Once a week you walk around your store, and spend a solid amount of time shivering in the freezer walk-in, pen and paper in hand. Your task is to check the current stock levels against what was ordered the previous week to figure out what needs to be ordered this week. You squint at the discrepancies between what’s in stock and what was invoiced for that week’s deliveries.
You don’t recall if your team member had updated the inventory spreadsheet after the previous delivery.
It's Monday morning and the questions have already started.
Is that pen stroke a one or a seven? Did your employees follow your FIFO (first-in-first-out) directions or are things about to start expiring? Did your sister restaurant need to borrow a pallet of sugar? Is there a special on your menu or a large catering order you need to be aware of? Or was that last week and you don’t want to over-order?
You manually search through invoices and upcoming specials and those sticky notes tracking item transfers. It’s already 90 minutes into this goose hunt. You’ve already spent way too much time double and triple-checking, walking in and out of that tundra of a freezer before you finally place your orders for the week.
Finally, your delivery, and ultimately your invoice, arrives. You double and triple-check it before entering it into the AP system and copying the inventory item detail into your inventory excel sheet, carefully keying everything in and hoping you don’t make a mistake. All it takes is a couple of typos or an incorrect formula, and suddenly you can’t rely on the integrity of your system anymore.
On a typical day, most employees would check an invoice 5 or 6 times before finalizing the entry into the inventory system and AP system for payment. This is an immense waste of time and a huge drag on productivity. With 55% of businesses still manually processing invoices, it's no wonder that the going joke in back offices is that it costs more to process a $12 invoice than the actual invoice itself. Not to mention manually creating and updating inventory records too.
Automate Your AP And Sync Invoice To Inventory
What if you could create a paperless back office that automatically processes invoices, updates inventory records, and syncs with point-of-sale data to give you true control over your Inventory?
Here’s how it works: Use an AP automation platform to ingest and digitize your invoices and create digital copies of them in your system. A best-in-class AP system should be able to capture invoice details down to the inventory line item.
Sync your AP system to your inventory system so that digitized invoice line items are automatically imported to create and update inventory records.
Sync your inventory system with your POS system to understand and control your COGS through recipe management, menu engineering, and inventory usage variance analysis.
Everything included in your inventory is going to be reflected in your invoices, and, more importantly, the way that they are entered into your books.
Why Automate Your AP?
Instead of a person sitting there typing in each invoice, verifying all of the corresponding information (like vendor, item name, pack size, unit cost, and GL category), AP automation platforms can do the same tasks, to a higher degree of accuracy, in a fraction of the time.

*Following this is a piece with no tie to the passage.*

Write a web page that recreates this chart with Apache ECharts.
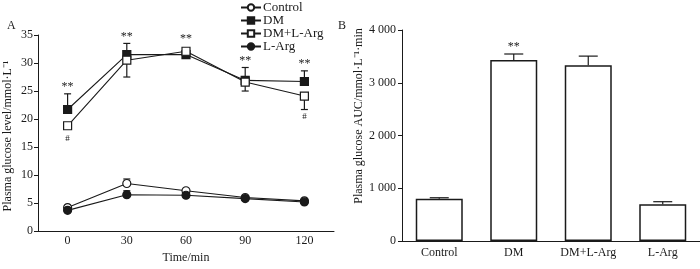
<!DOCTYPE html>
<html>
<head>
<meta charset="utf-8">
<script src="https://cdn.jsdelivr.net/npm/echarts@6/dist/echarts.min.js"></script>
<style>
  html, body { margin: 0; padding: 0; background: #fff; }
  #main { width: 700px; height: 269px; }
</style>
</head>
<body>
<div id="main"></div>
<script>
var myChart = echarts.init(document.getElementById("main"));

// A: 血糖曲线
const timeCats = ["0", "30", "60", "90", "120"];
const controlMean = [4.2, 8.5, 7.2, 6.0, 5.4];
const controlUp = [0, 0.8, 0, 0, 0];
const dmMean = [21.7, 31.5, 31.5, 26.9, 26.7];
const dmUp = [2.8, 2.0, 0, 2.3, 1.9];
const dmArgMean = [18.8, 30.5, 32.1, 26.6, 24.1];
const dmArgDown = [0, 3.0, 0, 1.6, 2.4];
const argMean = [3.7, 6.5, 6.4, 5.8, 5.2];
const argUp = [0, 0.7, 0, 0, 0];
const starMarks = ["**", "**", "**", "**", "**"];
const hashMarks = ["#", "", "", "", "#"];
const yTicksA = [0, 35, 5];

// B: AUC
const groupCats = ["Control", "DM", "DM+L-Arg", "L-Arg"];
const aucMean = [800, 3430, 3330, 695];
const aucUp = [20, 115, 175, 50];
const aucStars = ["", "**", "", ""];
const yTicksB = [0, 4000, 1000];

const FONT = "Liberation Serif";
const FS = 12;
const INK = "#1a1a1a";

function errBars(means, up, down, capW) {
  return function (params, api) {
    const i = api.value(0);
    const m = means[i];
    const u = up ? up[i] : 0;
    const d = down ? down[i] : 0;
    const p0 = api.coord([i, m]);
    const pt = api.coord([i, m + u]);
    const pb = api.coord([i, m - d]);
    const style = { stroke: INK, lineWidth: 1.2 };
    const kids = [];
    if (u > 0) {
      kids.push({ type: "line", shape: { x1: p0[0], y1: p0[1], x2: pt[0], y2: pt[1] }, style: style });
      kids.push({ type: "line", shape: { x1: pt[0] - capW / 2, y1: pt[1], x2: pt[0] + capW / 2, y2: pt[1] }, style: style });
    }
    if (d > 0) {
      kids.push({ type: "line", shape: { x1: p0[0], y1: p0[1], x2: pb[0], y2: pb[1] }, style: style });
      kids.push({ type: "line", shape: { x1: pb[0] - capW / 2, y1: pb[1], x2: pb[0] + capW / 2, y2: pb[1] }, style: style });
    }
    return { type: "group", children: kids };
  };
}

function idx(arr) {
  return arr.map((v, i) => [i, v]);
}

function lineSeries(name, data, symbol, fill) {
  return {
    name: name,
    type: "line",
    xAxisIndex: 0,
    yAxisIndex: 0,
    data: data,
    symbol: symbol,
    symbolSize: 8,
    lineStyle: { color: INK, width: 1.1 },
    itemStyle: { color: fill, borderColor: INK, borderWidth: 1.2 },
    z: 3,
  };
}

function errSeries(means, up, down, capW, xi, yi) {
  return {
    type: "custom",
    xAxisIndex: xi,
    yAxisIndex: yi,
    data: idx(means),
    renderItem: errBars(means, up, down, capW),
    z: xi === 0 ? 1 : 4,
    silent: true,
  };
}

option = {
  animation: false,
  textStyle: { fontFamily: FONT },
  legend: {
    orient: "vertical",
    left: 235,
    top: -4,
    itemWidth: 20,
    itemHeight: 8,
    itemGap: 0,
    textStyle: { fontFamily: FONT, fontSize: FS + 1, color: INK, lineHeight: 13, padding: [0, 0, 0, -3] },
    data: ["Control", "DM", "DM+L-Arg", "L-Arg"],
  },
  grid: [
    { left: 38, top: 35, width: 296, bottom: 27 },
    { left: 402, top: 30, right: 0, bottom: 28 },
  ],
  xAxis: [
    {
      gridIndex: 0,
      type: "category",
      data: timeCats,
      boundaryGap: true,
      axisLine: { lineStyle: { color: INK, width: 1 } },
      axisTick: { show: false },
      axisLabel: { color: INK, fontSize: FS, fontFamily: FONT, margin: 4, interval: 0 },
      name: "Time/min",
      nameLocation: "middle",
      nameGap: 17,
      nameTextStyle: { color: INK, fontSize: FS, fontFamily: FONT },
    },
    {
      gridIndex: 1,
      type: "category",
      data: groupCats,
      axisLine: { lineStyle: { color: INK, width: 1 } },
      axisTick: { show: false },
      axisLabel: { color: INK, fontSize: FS, fontFamily: FONT, margin: 6, interval: 0 },
    },
  ],
  yAxis: [
    {
      gridIndex: 0,
      type: "value",
      min: yTicksA[0],
      max: yTicksA[1],
      interval: yTicksA[2],
      splitLine: { show: false },
      axisLine: { show: true, lineStyle: { color: INK, width: 1 } },
      axisTick: { show: true, length: 4, lineStyle: { color: INK } },
      axisLabel: { color: INK, fontSize: FS, fontFamily: FONT, margin: 5 },
    },
    {
      gridIndex: 1,
      type: "value",
      min: yTicksB[0],
      max: yTicksB[1],
      interval: yTicksB[2],
      splitLine: { show: false },
      axisLine: { show: true, lineStyle: { color: INK, width: 1 } },
      axisTick: { show: true, length: 4, lineStyle: { color: INK } },
      axisLabel: {
        color: INK,
        fontSize: FS,
        fontFamily: FONT,
        margin: 6,
        formatter: (v) => String(v).replace(/\B(?=(\d{3})+(?!\d))/g, " "),
      },
    },
  ],
  graphic: [
    { type: "text", left: 7, top: 20, style: { text: "A", font: FS + "px " + FONT, fill: INK } },
    { type: "text", left: 338, top: 20, style: { text: "B", font: FS + "px " + FONT, fill: INK } },
    {
      type: "text",
      x: 8,
      y: 136,
      rotation: Math.PI / 2,
      style: { text: "Plasma glucose level/mmol·L⁻¹", font: FS + "px " + FONT, fill: INK, align: "center", verticalAlign: "middle" },
    },
    {
      type: "text",
      x: 359,
      y: 116,
      rotation: Math.PI / 2,
      style: { text: "Plasma glucose AUC/mmol·L⁻¹·min", font: FS + "px " + FONT, fill: INK, align: "center", verticalAlign: "middle" },
    },
  ],
  series: [
    errSeries(controlMean, controlUp, null, 7, 0, 0),
    errSeries(dmMean, dmUp, null, 7, 0, 0),
    errSeries(dmArgMean, null, dmArgDown, 7, 0, 0),
    errSeries(argMean, argUp, null, 7, 0, 0),
    lineSeries("Control", controlMean, "circle", "#fff"),
    lineSeries("DM", dmMean, "rect", INK),
    lineSeries("DM+L-Arg", dmArgMean, "rect", "#fff"),
    lineSeries("L-Arg", argMean, "circle", INK),
    {
      // 显著性标记
      type: "custom",
      xAxisIndex: 0,
      yAxisIndex: 0,
      data: idx(dmMean),
      z: 5,
      silent: true,
      renderItem: function (params, api) {
        const i = api.value(0);
        const x = api.coord([i, 0])[0];
        const top = Math.min(
          api.coord([i, dmMean[i] + dmUp[i]])[1],
          api.coord([i, dmMean[i]])[1] - 5,
          api.coord([i, dmArgMean[i]])[1] - 5
        );
        const bottom = Math.max(
          api.coord([i, dmArgMean[i] - dmArgDown[i]])[1],
          api.coord([i, dmArgMean[i]])[1] + 5,
          api.coord([i, dmMean[i]])[1] + 5
        );
        return {
          type: "group",
          children: [
            { type: "text", x: x, y: top - 1, style: { text: starMarks[i], font: FS + "px " + FONT, fill: INK, align: "center", verticalAlign: "bottom" } },
            { type: "text", x: x, y: bottom + 3, style: { text: hashMarks[i], font: "9px " + FONT, fill: INK, align: "center", verticalAlign: "top" } },
          ],
        };
      },
    },
    {
      type: "bar",
      xAxisIndex: 1,
      yAxisIndex: 1,
      data: aucMean,
      barWidth: 47,
      itemStyle: { color: "#fff", borderColor: INK, borderWidth: 1.5 },
      z: 2,
    },
    errSeries(aucMean, aucUp, null, 19, 1, 1),
    {
      type: "custom",
      xAxisIndex: 1,
      yAxisIndex: 1,
      data: idx(aucMean),
      z: 5,
      silent: true,
      renderItem: function (params, api) {
        const i = api.value(0);
        const p = api.coord([i, aucMean[i] + aucUp[i]]);
        return { type: "text", x: p[0], y: p[1] - 1, style: { text: aucStars[i], font: FS + "px " + FONT, fill: INK, align: "center", verticalAlign: "bottom" } };
      },
    },
  ],
};
myChart.setOption(option);
</script>
</body>
</html>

This makes your Accounts Payable department the first stop on the road of truly understanding your Inventory. All of the data that already exists in your invoices can be sent over to your inventory system. Direct integrations like that of Plate IQ and COGS-Well allow for streamlined invoice to inventory management. Your pack size information, unit costs, and item name are all accounted for and allocated to the proper departments and recipe costs are automatically updated. These can also be updated each time a new invoice is ingested into the AP platform.
With this workflow, your starting inventory levels are no longer reliant on estimates driven by excel formulas that often break or are inconsistent. Instead, they’re driven by actual invoices for deliveries that arrive every week.
Take Control Of Your COGS
You can go even further by comparing actual and theoretical inventory numbers- something that wouldn’t have been possible with a manual process.
Here’s how to do that:
Using the sales mix from your POS and your recipes, COGS-Well will calculate the theoretical usage for each inventory item.
Using the starting and ending inventory counts, along with invoice receiving records provided by Plate IQ, COGS-Well will calculate the actual usage for each inventory item.
By comparing the actual and theoretical usage for each inventory item, you will be able to analyze how much of inventory (and ingredient) is lost due to waste, spoilage, spills, or shrink, and did not make it to the plate sold.
Knowing both how your restaurant actually performed, and how it should have performed, allows you to isolate problem areas and better manage your operations. Being able to optimize for efficient use of ingredients and inventory will only help you control your cost of goods sold.
In the past, having this level of fine-tuned control over COGS was only possible at massive QSR and fast food franchise operations, using multi-million dollar IT systems. Now with Plate IQ and COGS-Well, you can have what they're having!
Jillian Straw writes for Plate IQ covering technology in the hospitality industry from a background in restaurants and operations management.